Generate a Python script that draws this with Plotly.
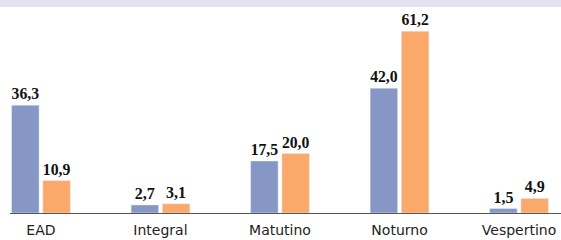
import plotly.graph_objects as go

categories = ["EAD", "Integral", "Matutino", "Noturno", "Vespertino"]
series_a = [36.3, 2.7, 17.5, 42.0, 1.5]
series_b = [10.9, 3.1, 20.0, 61.2, 4.9]

def fmt(v):
    return f"{v:.1f}".replace(".", ",")

label_font = dict(family="Liberation Serif", size=16, color="#111111", weight="bold")

fig = go.Figure()
fig.add_trace(go.Bar(x=categories, y=series_a, marker_color="#8797c5",
                     text=[fmt(v) for v in series_a], textposition="outside",
                     textfont=label_font, cliponaxis=False, showlegend=False))
fig.add_trace(go.Bar(x=categories, y=series_b, marker_color="#fba96a",
                     text=[fmt(v) for v in series_b], textposition="outside",
                     textfont=label_font, cliponaxis=False, showlegend=False))

fig.update_layout(
    width=561, height=240,
    margin=dict(l=10, r=0, t=5, b=27, autoexpand=False),
    paper_bgcolor="white", plot_bgcolor="white",
    barmode="group", bargap=0.477, bargroupgap=0.12,
    xaxis=dict(type="category", range=[-0.259, 4.351], showgrid=False, automargin=False,
               showline=True, linecolor="#555555", linewidth=1,
               ticks="", ticklabelstandoff=4,
               tickfont=dict(family="DejaVu Sans", size=14, color="#222222")),
    yaxis=dict(range=[0, 70], visible=False, automargin=False),
    shapes=[dict(type="rect", xref="paper", yref="paper", x0=-10/551, x1=1.0,
                 y0=206/208, y1=213/208, fillcolor="#e3e3f1",
                 line_width=0, layer="below")],
)
fig.update_traces(textangle=0)
fig.write_html("out.html", config={"displayModeBar": False},
               post_script="document.body.style.margin='0';document.body.style.overflow='hidden';")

▬▬▬▬▬▬▬▬▬▬

Retype the listing exactly. Pictures do not belong in the copy.

Result for this task:
Generate a Python script that draws this with Plotly.
import plotly.graph_objects as go

categories = ["EAD", "Integral", "Matutino", "Noturno", "Vespertino"]
series_a = [36.3, 2.7, 17.5, 42.0, 1.5]
series_b = [10.9, 3.1, 20.0, 61.2, 4.9]

def fmt(v):
    return f"{v:.1f}".replace(".", ",")

label_font = dict(family="Liberation Serif", size=16, color="#111111", weight="bold")

fig = go.Figure()
fig.add_trace(go.Bar(x=categories, y=series_a, marker_color="#8797c5",
                     text=[fmt(v) for v in series_a], textposition="outside",
                     textfont=label_font, cliponaxis=False, showlegend=False))
fig.add_trace(go.Bar(x=categories, y=series_b, marker_color="#fba96a",
                     text=[fmt(v) for v in series_b], textposition="outside",
                     textfont=label_font, cliponaxis=False, showlegend=False))

fig.update_layout(
    width=561, height=240,
    margin=dict(l=10, r=0, t=5, b=27, autoexpand=False),
    paper_bgcolor="white", plot_bgcolor="white",
    barmode="group", bargap=0.477, bargroupgap=0.12,
    xaxis=dict(type="category", range=[-0.259, 4.351], showgrid=False, automargin=False,
               showline=True, linecolor="#555555", linewidth=1,
               ticks="", ticklabelstandoff=4,
               tickfont=dict(family="DejaVu Sans", size=14, color="#222222")),
    yaxis=dict(range=[0, 70], visible=False, automargin=False),
    shapes=[dict(type="rect", xref="paper", yref="paper", x0=-10/551, x1=1.0,
                 y0=206/208, y1=213/208, fillcolor="#e3e3f1",
                 line_width=0, layer="below")],
)
fig.update_traces(textangle=0)
fig.write_html("out.html", config={"displayModeBar": False},
               post_script="document.body.style.margin='0';document.body.style.overflow='hidden';")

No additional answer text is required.